_Your objective_. Show all lines from the listing below that contain "matplotlib".
>> Begin Dataset excerpt
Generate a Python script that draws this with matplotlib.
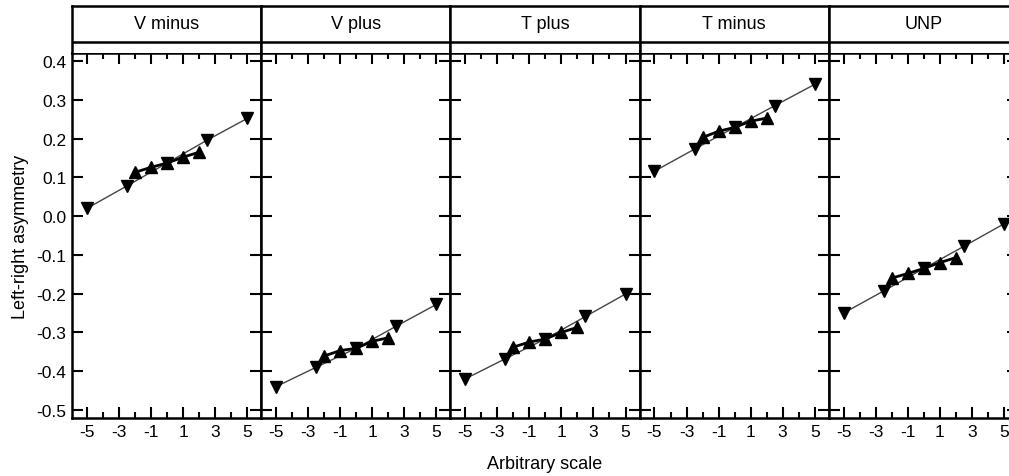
import matplotlib
matplotlib.use("Agg")
import matplotlib.pyplot as plt
from matplotlib.ticker import MultipleLocator, FixedLocator

plt.rcParams['font.family'] = ['Liberation Sans', 'DejaVu Sans']

# panel names
panels = ["V minus", "V plus", "T plus", "T minus", "UNP"]

# wide scan (down triangles, thin line)
x_wide = [-5, -2.5, 0, 2.5, 5]
y_wide = [
    [0.020, 0.078, 0.137, 0.196, 0.252],
    [-0.440, -0.390, -0.341, -0.284, -0.228],
    [-0.420, -0.368, -0.317, -0.259, -0.201],
    [0.116, 0.173, 0.229, 0.285, 0.340],
    [-0.250, -0.193, -0.135, -0.078, -0.020],
]

# narrow scan (up triangles, thick line)
x_narrow = [-2, -1, 0, 1, 2]
y_narrow = [
    [0.113, 0.126, 0.137, 0.152, 0.165],
    [-0.361, -0.347, -0.341, -0.323, -0.314],
    [-0.338, -0.325, -0.317, -0.300, -0.287],
    [0.203, 0.219, 0.229, 0.245, 0.253],
    [-0.160, -0.148, -0.135, -0.120, -0.107],
]

yticks = [0.4, 0.3, 0.2, 0.1, 0.0, -0.1, -0.2, -0.3, -0.4, -0.5]
xticks = [-5, -3, -1, 1, 3, 5]

W, H = 1009, 477
fig = plt.figure(figsize=(W / 100, H / 100), dpi=100)

left0 = 72
pw = 189.2
top, bottom = 54, 419
strip_top, strip_line = 7, 43

for i, name in enumerate(panels):
    x0 = left0 + i * pw
    ax = fig.add_axes([x0 / W, (H - bottom) / H, pw / W, (bottom - top) / H])
    ax.plot(x_wide, y_wide[i], color="#444444", lw=1.0, marker="v",
            ms=8.5, mfc="black", mec="black", zorder=3)
    ax.plot(x_narrow, y_narrow[i], color="black", lw=2.0, marker="^",
            ms=8.5, mfc="black", mec="black", zorder=4)
    ax.set_xlim(-5.93, 5.88)
    ax.set_ylim(-0.521, 0.421)
    ax.xaxis.set_major_locator(FixedLocator(xticks))
    ax.xaxis.set_minor_locator(MultipleLocator(2))
    ax.yaxis.set_major_locator(FixedLocator(yticks))
    ax.tick_params(axis="both", which="major", direction="in", length=8,
                   width=1.5, top=True, right=True, labelsize=12.5, pad=4)
    ax.tick_params(axis="x", which="minor", direction="in", length=4,
                   width=1.5, top=True, bottom=True)
    ax.set_xticklabels([str(t) for t in xticks])
    if i == 0:
        ax.set_yticklabels(["%.1f" % t for t in yticks])
        ax.set_ylabel("Left-right asymmetry", fontsize=13, labelpad=5)
    else:
        ax.set_yticklabels([])
    for s in ax.spines.values():
        s.set_linewidth(1.8)

    # strip header
    st = fig.add_axes([x0 / W, (H - top) / H, pw / W, (top - strip_top) / H])
    st.set_xticks([])
    st.set_yticks([])
    st.set_xlim(0, 1)
    st.set_ylim(0, 1)
    for s in st.spines.values():
        s.set_linewidth(1.8)
    st.spines["bottom"].set_visible(False)
    frac = (top - strip_line) / (top - strip_top)
    st.axhline(frac, color="black", lw=1.8)
    st.text(0.5, (frac + 1) / 2, name, ha="center", va="center", fontsize=13)

fig.text((left0 + 2.5 * pw) / W, 1 - 465 / H, "Arbitrary scale",
         ha="center", va="center", fontsize=13)

fig.savefig("out.png", dpi=100)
>> End Dataset excerpt
_Reply_.
Generate a Python script that draws this with matplotlib.
import matplotlib
matplotlib.use("Agg")
import matplotlib.pyplot as plt
from matplotlib.ticker import MultipleLocator, FixedLocator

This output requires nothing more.